Tout ceci est une facette de la globalisation. Si l'on veut faire barrage à la maladie il faut une approche globalisée et ne pas se limiter à une partie du monde, mais la combattre à la source et là où elle est le plus répandue. Au contraire de la faim qui ne l'est pas, il y a des maladies qui sont exportables. C'est ainsi qu'il faut agir si on comprend bien le phénomène de globalisation qui ne garde pas ici sa connotation négative de délocalisations et de recherche du profit.

La Voix: De telles idées ne risquent-elles pas de provoquer une vague d'opposition?

Mars Di Bartolomeo: Oui et non. Nous avons les cartes en main. Le débat est lancé, on ne doit pas attendre qu'une industrie pharmaceutique le fasse de son propre chef, mais on a vu, par exemple lors de la grippe aviaire, comment la pression nécessaire a pu être générée par des institutions internationales comme I'OMS. En créant des conditions meilleures là où on peut se le permettre, on peut demander des efforts supplémentaires ailleurs, dans l'intérêt de la santé publique.

La Voix: Cela signifie-t-il que le prix des médicaments risque d'augmenter?

Mars Di Bartolomeo: Non, je ne pense pas.
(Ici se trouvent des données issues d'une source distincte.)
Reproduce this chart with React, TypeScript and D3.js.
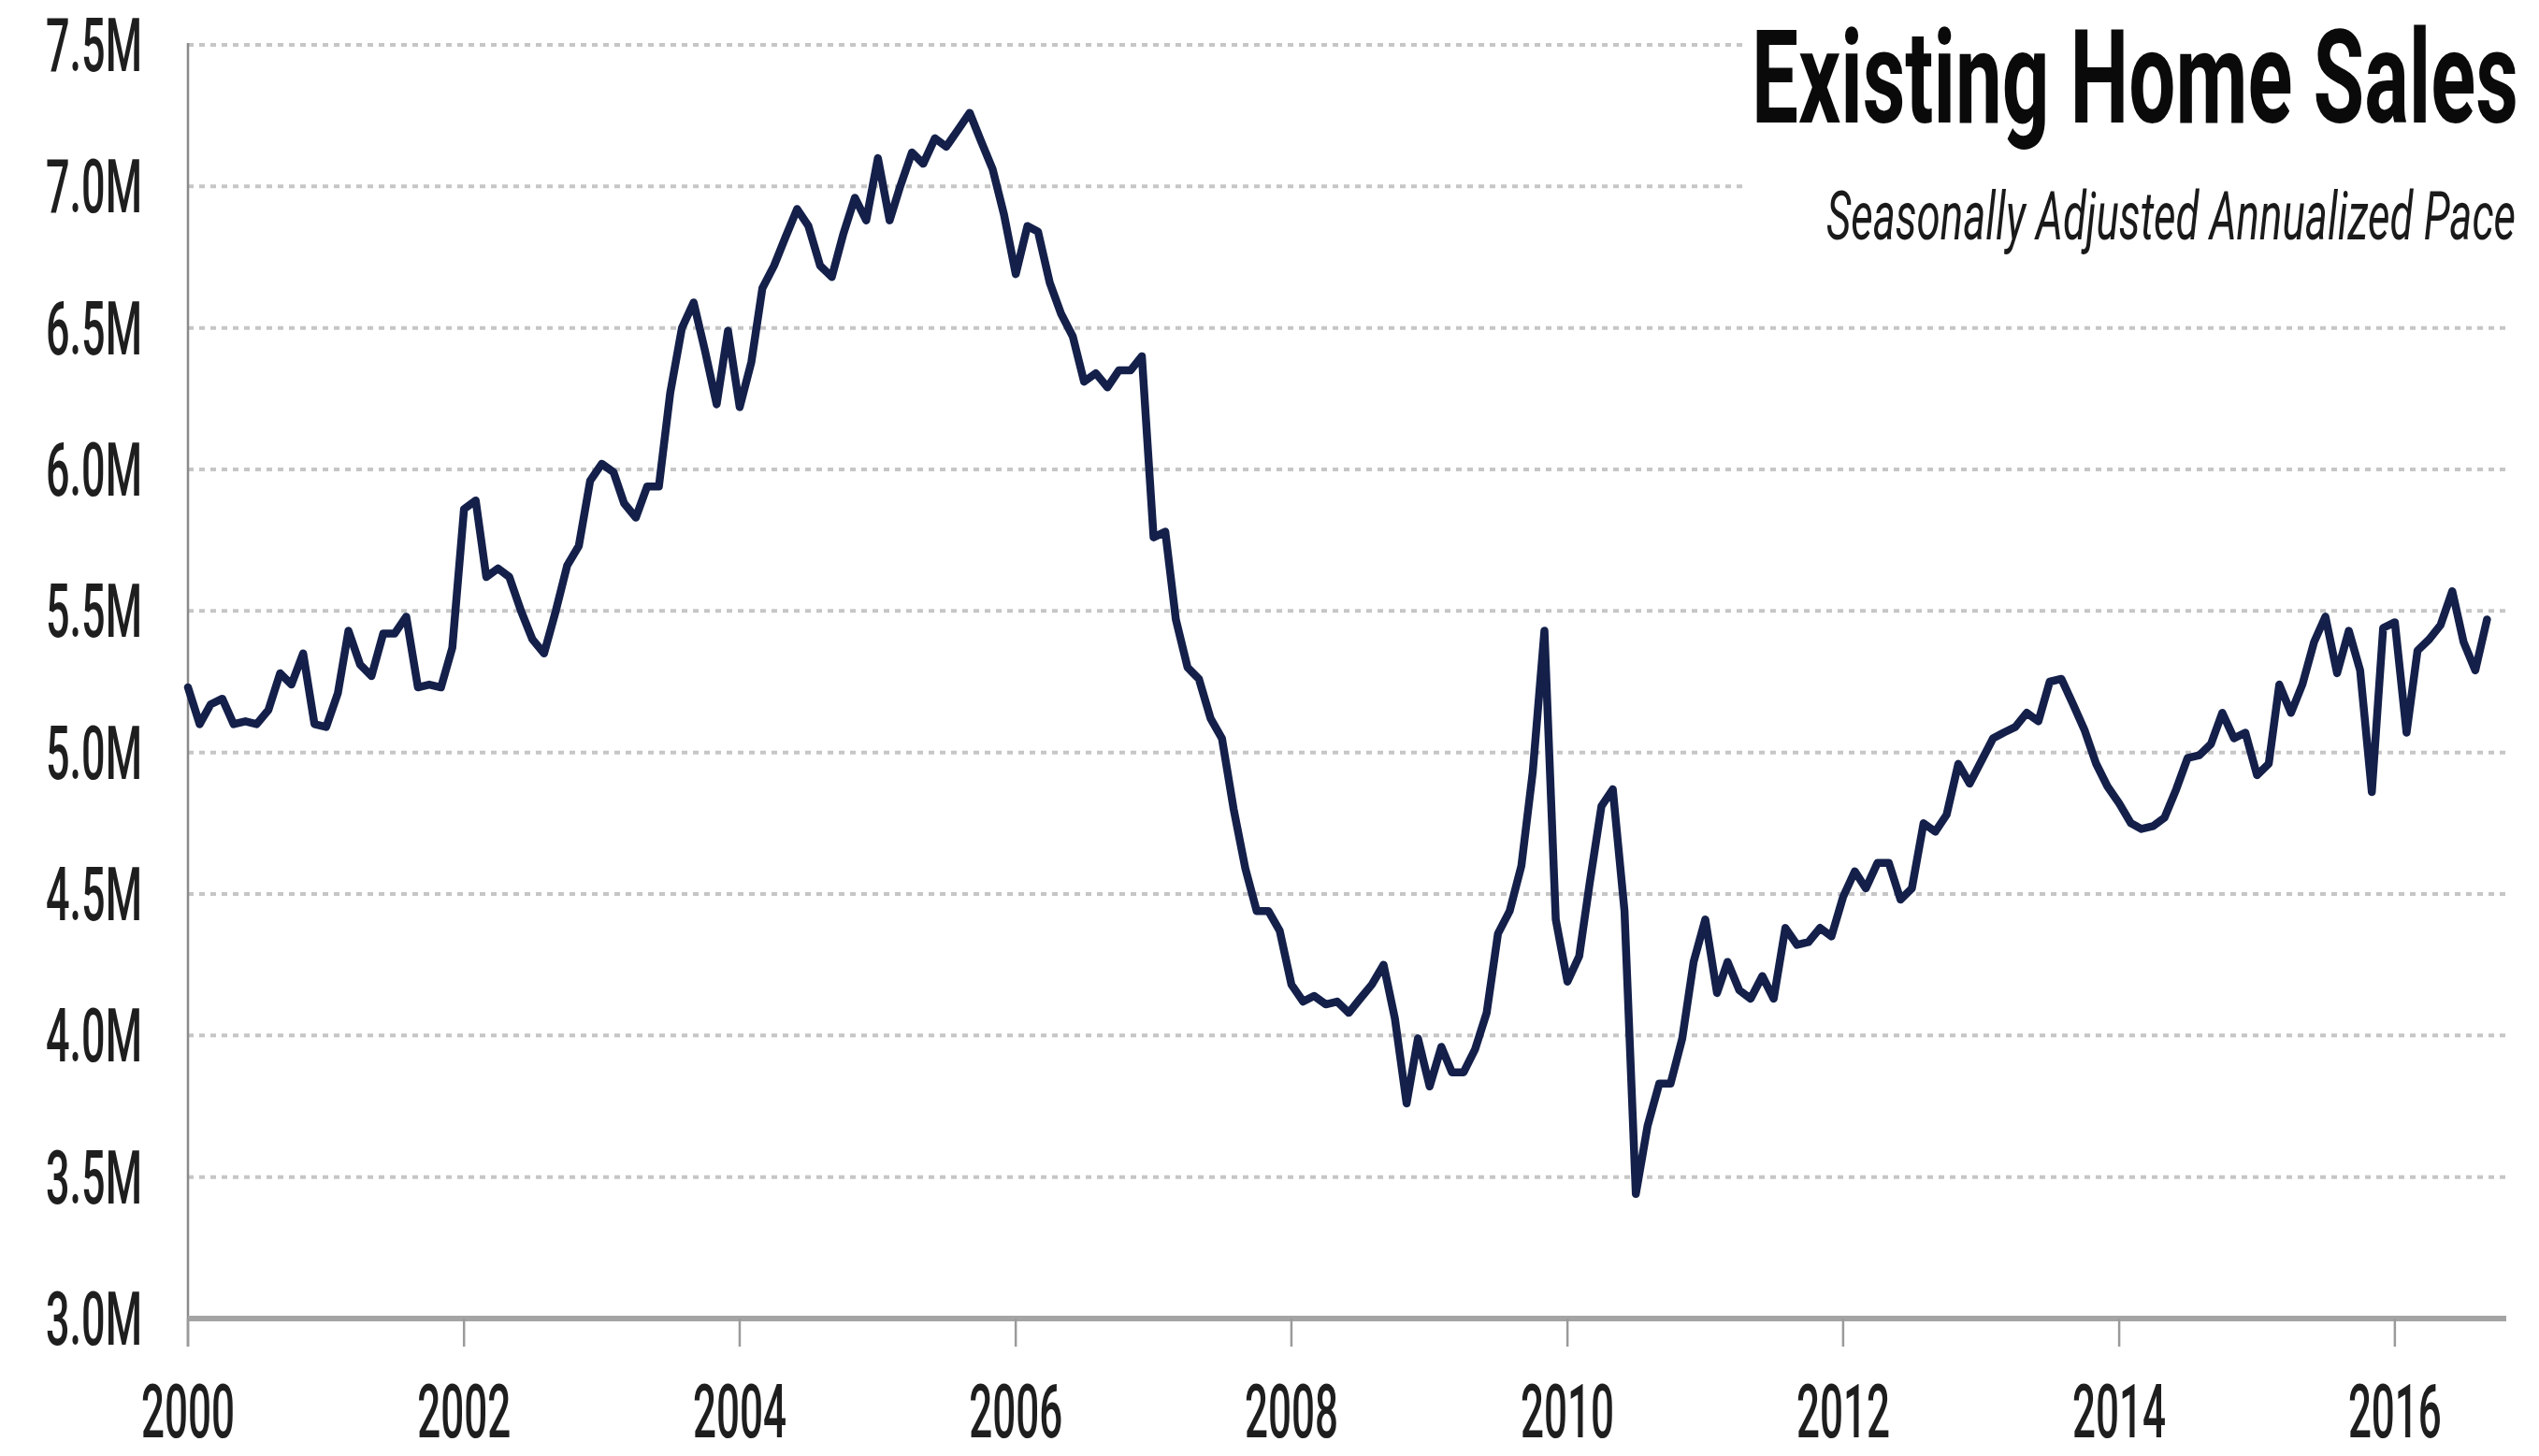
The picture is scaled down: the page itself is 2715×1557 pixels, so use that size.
import React, { useLayoutEffect, useRef, useState } from "react";
import * as d3 from "d3";

const startYear = 2000;
// Existing home sales, SAAR, millions, monthly from Jan 2000 to Sep 2016
const salesMillions: number[] = [
  5.23, 5.10, 5.17, 5.19, 5.10, 5.11, 5.10, 5.15, 5.28, 5.24, 5.35, 5.10,
  5.09, 5.21, 5.43, 5.31, 5.27, 5.42, 5.42, 5.48, 5.23, 5.24, 5.23, 5.37,
  5.86, 5.89, 5.62, 5.65, 5.62, 5.50, 5.40, 5.35, 5.50, 5.66, 5.73, 5.96,
  6.02, 5.99, 5.88, 5.83, 5.94, 5.94, 6.27, 6.50, 6.59, 6.42, 6.23, 6.49,
  6.22, 6.38, 6.64, 6.72, 6.82, 6.92, 6.86, 6.72, 6.68, 6.83, 6.96, 6.88,
  7.10, 6.88, 7.00, 7.12, 7.08, 7.17, 7.14, 7.20, 7.26, 7.16, 7.06, 6.90,
  6.69, 6.86, 6.84, 6.66, 6.55, 6.47, 6.31, 6.34, 6.29, 6.35, 6.35, 6.40,
  5.76, 5.78, 5.47, 5.30, 5.26, 5.12, 5.05, 4.80, 4.59, 4.44, 4.44, 4.37,
  4.18, 4.12, 4.14, 4.11, 4.12, 4.08, 4.13, 4.18, 4.25, 4.06, 3.76, 3.99,
  3.82, 3.96, 3.87, 3.87, 3.95, 4.08, 4.36, 4.44, 4.60, 4.93, 5.43, 4.41,
  4.19, 4.28, 4.54, 4.81, 4.87, 4.44, 3.44, 3.68, 3.83, 3.83, 3.99, 4.26,
  4.41, 4.15, 4.26, 4.16, 4.13, 4.21, 4.13, 4.38, 4.32, 4.33, 4.38, 4.35,
  4.49, 4.58, 4.52, 4.61, 4.61, 4.48, 4.52, 4.75, 4.72, 4.78, 4.96, 4.89,
  4.97, 5.05, 5.07, 5.09, 5.14, 5.11, 5.25, 5.26, 5.17, 5.08, 4.96, 4.88,
  4.82, 4.75, 4.73, 4.74, 4.77, 4.87, 4.98, 4.99, 5.03, 5.14, 5.05, 5.07,
  4.92, 4.96, 5.24, 5.14, 5.24, 5.39, 5.48, 5.28, 5.43, 5.29, 4.86, 5.44,
  5.46, 5.07, 5.36, 5.40, 5.45, 5.57, 5.39, 5.29, 5.47,
];

const yTicks: number[] = [3.0, 3.5, 4.0, 4.5, 5.0, 5.5, 6.0, 6.5, 7.0, 7.5];
const xTickYears: number[] = [2000, 2002, 2004, 2006, 2008, 2010, 2012, 2014, 2016];
const titleText = "Existing Home Sales";
const subtitleText = "Seasonally Adjusted Annualized Pace";

const W = 2715;
const H = 1557;
const FONT = "Roboto, 'Open Sans', sans-serif";

type FitProps = {
  x: number;
  y: number;
  width: number;
  anchor: "start" | "middle" | "end";
  size: number;
  weight?: number;
  italic?: boolean;
  fill?: string;
  children: string;
};

// Text squeezed horizontally to a given width (the reference uses a condensed face)
function FitText({ x, y, width, anchor, size, weight = 400, italic = false, fill = "#1e1e1e", children }: FitProps) {
  const ref = useRef<SVGTextElement>(null);
  const [sx, setSx] = useState(0.6);
  useLayoutEffect(() => {
    const measure = () => {
      if (!ref.current) return;
      const w = ref.current.getComputedTextLength();
      if (w > 0) setSx(width / w);
    };
    measure();
    if ((document as any).fonts && (document as any).fonts.ready) {
      (document as any).fonts.ready.then(measure);
    }
  }, [width, children]);
  return (
    <text
      ref={ref}
      transform={`translate(${x},${y}) scale(${sx},1)`}
      x={0}
      y={0}
      textAnchor={anchor}
      fontFamily={FONT}
      fontWeight={weight}
      fontStyle={italic ? "italic" : "normal"}
      fontSize={size}
      fill={fill}
    >
      {children}
    </text>
  );
}

export default function App() {
  const x = d3
    .scaleTime()
    .domain([new Date(2000, 0, 1), new Date(2016, 9, 22)])
    .range([201, 2680]);
  const y = d3.scaleLinear().domain([3.0, 7.5]).range([1410, 48]);

  const data = salesMillions.map((v, i) => ({ date: new Date(startYear, i, 1), v }));
  const line = d3
    .line<{ date: Date; v: number }>()
    .x((d) => x(d.date))
    .y((d) => y(d.v));

  const [x0, x1] = x.range();

  return (
    <svg
      width={W}
      height={H}
      viewBox={`0 0 ${W} ${H}`}
      style={{ position: "absolute", left: 0, top: 0, background: "#fff" }}
    >
      <rect x={0} y={0} width={W} height={H} fill="#fff" />
      {/* gridlines */}
      {yTicks
        .filter((t) => t > 3.0)
        .map((t) => (
          <line
            key={"g" + t}
            x1={x0}
            x2={x1}
            y1={y(t)}
            y2={y(t)}
            stroke="#c6c6c6"
            strokeWidth={4}
            strokeDasharray="6 6"
          />
        ))}
      {/* title background */}
      <rect x={1866} y={0} width={W - 1866} height={272} fill="#fff" />
      {/* y axis line */}
      <line x1={x0} x2={x0} y1={y(7.5) - 2} y2={1440} stroke="#8a8a8a" strokeWidth={2.5} />
      {/* x axis line */}
      <line x1={x0} x2={x1} y1={y(3.0)} y2={y(3.0)} stroke="#a4a4a4" strokeWidth={6} />
      {/* x ticks */}
      {xTickYears.map((yr) => {
        const px = x(new Date(yr, 0, 1));
        return (
          <g key={"xt" + yr}>
            <line x1={px} x2={px} y1={y(3.0)} y2={1440} stroke="#9a9a9a" strokeWidth={2.5} />
            <FitText x={px} y={1537} width={100} anchor="middle" size={80} weight={500}>
              {String(yr)}
            </FitText>
          </g>
        );
      })}
      {/* y tick labels */}
      {yTicks.map((t) => (
        <FitText key={"yl" + t} x={152} y={y(t) + 28} width={103} anchor="end" size={80} weight={500}>
          {t.toFixed(1) + "M"}
        </FitText>
      ))}
      {/* data line */}
      <path
        d={line(data) || ""}
        fill="none"
        stroke="#14204a"
        strokeWidth={8.5}
        strokeLinejoin="round"
        strokeLinecap="round"
      />
      {/* titles */}
      <FitText x={2693} y={131} width={820} anchor="end" size={140} weight={700} fill="#0a0a0a">
        {titleText}
      </FitText>
      <FitText x={2690} y={256} width={737} anchor="end" size={72} italic fill="#1a1a1a">
        {subtitleText}
      </FitText>
    </svg>
  );
}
Grâce à des actions concertées lors de ces dernières années et suite à la pression qui a été faite par les sécurités sociales dans les différents pays, on constate que la tendance du prix des médicaments est globalement à la baisse. Cela vient du fait que tous les pays en ont fait une priorité. Par contre, pour les médicaments de pointe qui sont utilisés dans des thérapies, comme par exemple des médicaments contre le cancer, la tendance est plutôt à l'inverse, étant donné qu'ils restent un long moment sans concurrence sur le marché. C'est donc auprès des médicaments courants pour lesquels il y a beaucoup de gaspillage qu'il faut économiser. En clair: adopter une consommation modérée, les utiliser là où ils sont utiles, comme dans le cas des antibiotiques par exemple, pour permettre de garder une certaine marge financière et agir là où le prix est trop élevé. C'est un message relativement simple: si on veut que les médicaments vraiment chers, restent disponibles, sans distinction de revenu des patients, alors il faut faire attention là ou les autres sont consommés en nombre pas toujours justifié.